**What you have to do**: Retype the whole listing, please, keeping every line exact and dropping the pictures.

**Data block**:
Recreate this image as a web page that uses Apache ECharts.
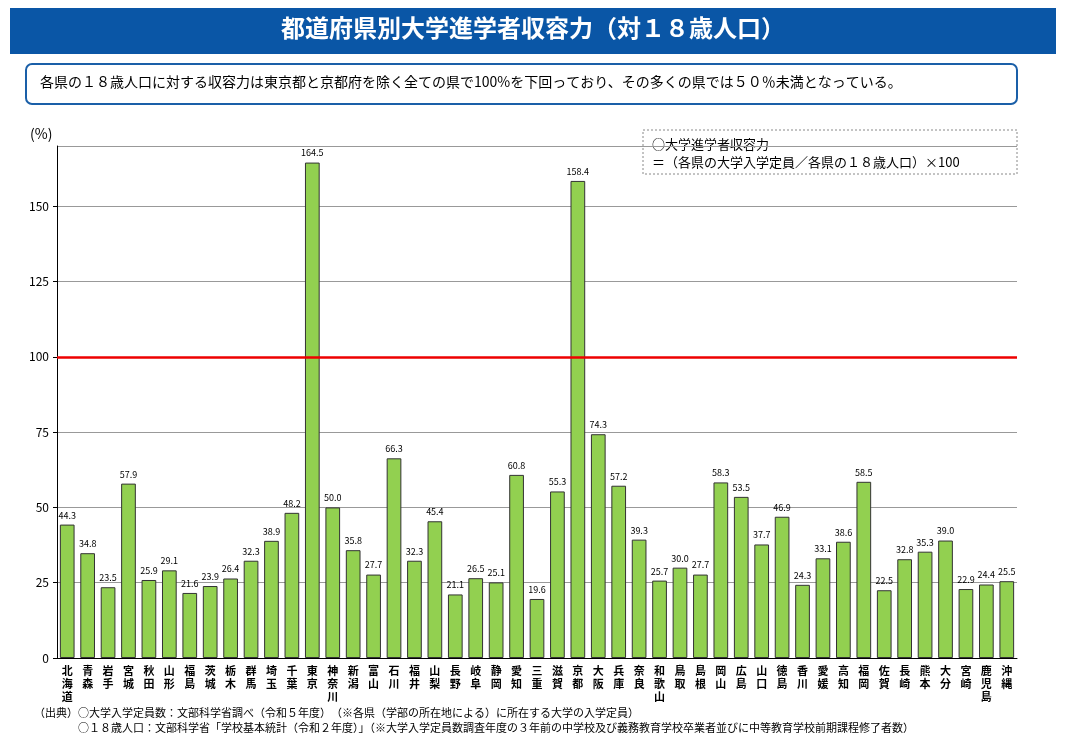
<!DOCTYPE html>
<html lang="ja">
<head>
<meta charset="UTF-8">
<title>都道府県別大学進学者収容力</title>
<script src="https://cdn.jsdelivr.net/npm/echarts@6/dist/echarts.min.js"></script>
<style>
  body { margin: 0; background: #fff; font-family: "Noto Sans CJK JP", sans-serif; }
  #myChart { width: 1066px; height: 737px; }
</style>
</head>
<body>
<div id="myChart"></div>
<script>
var prefectures = ['北海道','青森','岩手','宮城','秋田','山形','福島','茨城','栃木','群馬','埼玉','千葉','東京','神奈川','新潟','富山','石川','福井','山梨','長野','岐阜','静岡','愛知','三重','滋賀','京都','大阪','兵庫','奈良','和歌山','鳥取','島根','岡山','広島','山口','徳島','香川','愛媛','高知','福岡','佐賀','長崎','熊本','大分','宮崎','鹿児島','沖縄'];
var capacity = [44.3,34.8,23.5,57.9,25.9,29.1,21.6,23.9,26.4,32.3,38.9,48.2,164.5,50.0,35.8,27.7,66.3,32.3,45.4,21.1,26.5,25.1,60.8,19.6,55.3,158.4,74.3,57.2,39.3,25.7,30.0,27.7,58.3,53.5,37.7,46.9,24.3,33.1,38.6,58.5,22.5,32.8,35.3,39.0,22.9,24.4,25.5];
var baseline = 100;

var FONT = '"Noto Sans CJK JP", sans-serif';
var myChart = echarts.init(document.getElementById('myChart'));
myChart.setOption({
  animation: false,
  textStyle: { fontFamily: FONT },
  grid: { left: 57, right: 49, top: 146, bottom: 79 },
  graphic: [
    { type: 'rect', shape: { x: 10, y: 8, width: 1046, height: 46 }, style: { fill: '#0a56a6' } },
    { type: 'text', left: 'center', top: 16, style: { text: '都道府県別大学進学者収容力（対１８歳人口）', fill: '#fff', font: 'bold 24px ' + FONT } },
    { type: 'rect', shape: { x: 26, y: 64, width: 991, height: 40, r: 6 }, style: { fill: '#fff', stroke: '#1a5fa8', lineWidth: 2 } },
    { type: 'text', left: 40, top: 75, style: { text: '各県の１８歳人口に対する収容力は東京都と京都府を除く全ての県で100%を下回っており、その多くの県では５０％未満となっている。', fill: '#000', font: '14px ' + FONT } },
    { type: 'text', left: 30, top: 127, style: { text: '(%)', fill: '#000', font: '14px ' + FONT } },
    { type: 'rect', shape: { x: 643, y: 130, width: 374, height: 44 }, style: { fill: '#fff', stroke: '#888', lineWidth: 1, lineDash: [2, 2] } },
    { type: 'text', left: 652, top: 135, style: { text: '○大学進学者収容力\n＝（各県の大学入学定員／各県の１８歳人口）×100', fill: '#000', font: '13px ' + FONT, lineHeight: 18 } },
    { type: 'text', left: 34, top: 705, style: { text: '（出典）○大学入学定員数：文部科学省調べ（令和５年度）　（※各県（学部の所在地による）に所在する大学の入学定員）\n　　　　○１８歳人口：文部科学省「学校基本統計（令和２年度）」（※大学入学定員数調査年度の３年前の中学校及び義務教育学校卒業者並びに中等教育学校前期課程修了者数）', fill: '#000', font: '11px ' + FONT, lineHeight: 15 } }
  ],
  xAxis: {
    type: 'category',
    data: prefectures,
    axisLine: { lineStyle: { color: '#000' } },
    axisTick: { show: false },
    axisLabel: {
      interval: 0, color: '#000', fontSize: 11, fontWeight: 'bold', lineHeight: 13, margin: 6,
      formatter: function (v) { return v.split('').join('\n'); }
    }
  },
  yAxis: {
    type: 'value', min: 0, max: 170, interval: 25,
    axisLine: { show: true, lineStyle: { color: '#000' } },
    axisTick: { show: true, length: 4, lineStyle: { color: '#000' } },
    axisLabel: { color: '#000', fontSize: 12, showMaxLabel: false },
    splitLine: { lineStyle: { color: '#999' } }
  },
  series: [{
    type: 'bar',
    data: capacity,
    barWidth: '72%',
    itemStyle: { color: '#92d050', borderColor: '#333', borderWidth: 1 },
    label: { show: true, position: 'top', fontSize: 9, color: '#000', formatter: function (p) { return p.value.toFixed(1); } },
    markLine: {
      symbol: 'none', silent: true, label: { show: false },
      lineStyle: { color: '#e00', width: 2.5, type: 'solid' },
      data: [{ yAxis: baseline }]
    }
  }]
});
</script>
</body>
</html>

**Answer in full**:
Recreate this image as a web page that uses Apache ECharts.
<!DOCTYPE html>
<html lang="ja">
<head>
<meta charset="UTF-8">
<title>都道府県別大学進学者収容力</title>
<script src="https://cdn.jsdelivr.net/npm/echarts@6/dist/echarts.min.js"></script>
<style>
  body { margin: 0; background: #fff; font-family: "Noto Sans CJK JP", sans-serif; }
  #myChart { width: 1066px; height: 737px; }
</style>
</head>
<body>
<div id="myChart"></div>
<script>
var prefectures = ['北海道','青森','岩手','宮城','秋田','山形','福島','茨城','栃木','群馬','埼玉','千葉','東京','神奈川','新潟','富山','石川','福井','山梨','長野','岐阜','静岡','愛知','三重','滋賀','京都','大阪','兵庫','奈良','和歌山','鳥取','島根','岡山','広島','山口','徳島','香川','愛媛','高知','福岡','佐賀','長崎','熊本','大分','宮崎','鹿児島','沖縄'];
var capacity = [44.3,34.8,23.5,57.9,25.9,29.1,21.6,23.9,26.4,32.3,38.9,48.2,164.5,50.0,35.8,27.7,66.3,32.3,45.4,21.1,26.5,25.1,60.8,19.6,55.3,158.4,74.3,57.2,39.3,25.7,30.0,27.7,58.3,53.5,37.7,46.9,24.3,33.1,38.6,58.5,22.5,32.8,35.3,39.0,22.9,24.4,25.5];
var baseline = 100;

var FONT = '"Noto Sans CJK JP", sans-serif';
var myChart = echarts.init(document.getElementById('myChart'));
myChart.setOption({
  animation: false,
  textStyle: { fontFamily: FONT },
  grid: { left: 57, right: 49, top: 146, bottom: 79 },
  graphic: [
    { type: 'rect', shape: { x: 10, y: 8, width: 1046, height: 46 }, style: { fill: '#0a56a6' } },
    { type: 'text', left: 'center', top: 16, style: { text: '都道府県別大学進学者収容力（対１８歳人口）', fill: '#fff', font: 'bold 24px ' + FONT } },
    { type: 'rect', shape: { x: 26, y: 64, width: 991, height: 40, r: 6 }, style: { fill: '#fff', stroke: '#1a5fa8', lineWidth: 2 } },
    { type: 'text', left: 40, top: 75, style: { text: '各県の１８歳人口に対する収容力は東京都と京都府を除く全ての県で100%を下回っており、その多くの県では５０％未満となっている。', fill: '#000', font: '14px ' + FONT } },
    { type: 'text', left: 30, top: 127, style: { text: '(%)', fill: '#000', font: '14px ' + FONT } },
    { type: 'rect', shape: { x: 643, y: 130, width: 374, height: 44 }, style: { fill: '#fff', stroke: '#888', lineWidth: 1, lineDash: [2, 2] } },
    { type: 'text', left: 652, top: 135, style: { text: '○大学進学者収容力\n＝（各県の大学入学定員／各県の１８歳人口）×100', fill: '#000', font: '13px ' + FONT, lineHeight: 18 } },
    { type: 'text', left: 34, top: 705, style: { text: '（出典）○大学入学定員数：文部科学省調べ（令和５年度）　（※各県（学部の所在地による）に所在する大学の入学定員）\n　　　　○１８歳人口：文部科学省「学校基本統計（令和２年度）」（※大学入学定員数調査年度の３年前の中学校及び義務教育学校卒業者並びに中等教育学校前期課程修了者数）', fill: '#000', font: '11px ' + FONT, lineHeight: 15 } }
  ],
  xAxis: {
    type: 'category',
    data: prefectures,
    axisLine: { lineStyle: { color: '#000' } },
    axisTick: { show: false },
    axisLabel: {
      interval: 0, color: '#000', fontSize: 11, fontWeight: 'bold', lineHeight: 13, margin: 6,
      formatter: function (v) { return v.split('').join('\n'); }
    }
  },
  yAxis: {
    type: 'value', min: 0, max: 170, interval: 25,
    axisLine: { show: true, lineStyle: { color: '#000' } },
    axisTick: { show: true, length: 4, lineStyle: { color: '#000' } },
    axisLabel: { color: '#000', fontSize: 12, showMaxLabel: false },
    splitLine: { lineStyle: { color: '#999' } }
  },
  series: [{
    type: 'bar',
    data: capacity,
    barWidth: '72%',
    itemStyle: { color: '#92d050', borderColor: '#333', borderWidth: 1 },
    label: { show: true, position: 'top', fontSize: 9, color: '#000', formatter: function (p) { return p.value.toFixed(1); } },
    markLine: {
      symbol: 'none', silent: true, label: { show: false },
      lineStyle: { color: '#e00', width: 2.5, type: 'solid' },
      data: [{ yAxis: baseline }]
    }
  }]
});
</script>
</body>
</html>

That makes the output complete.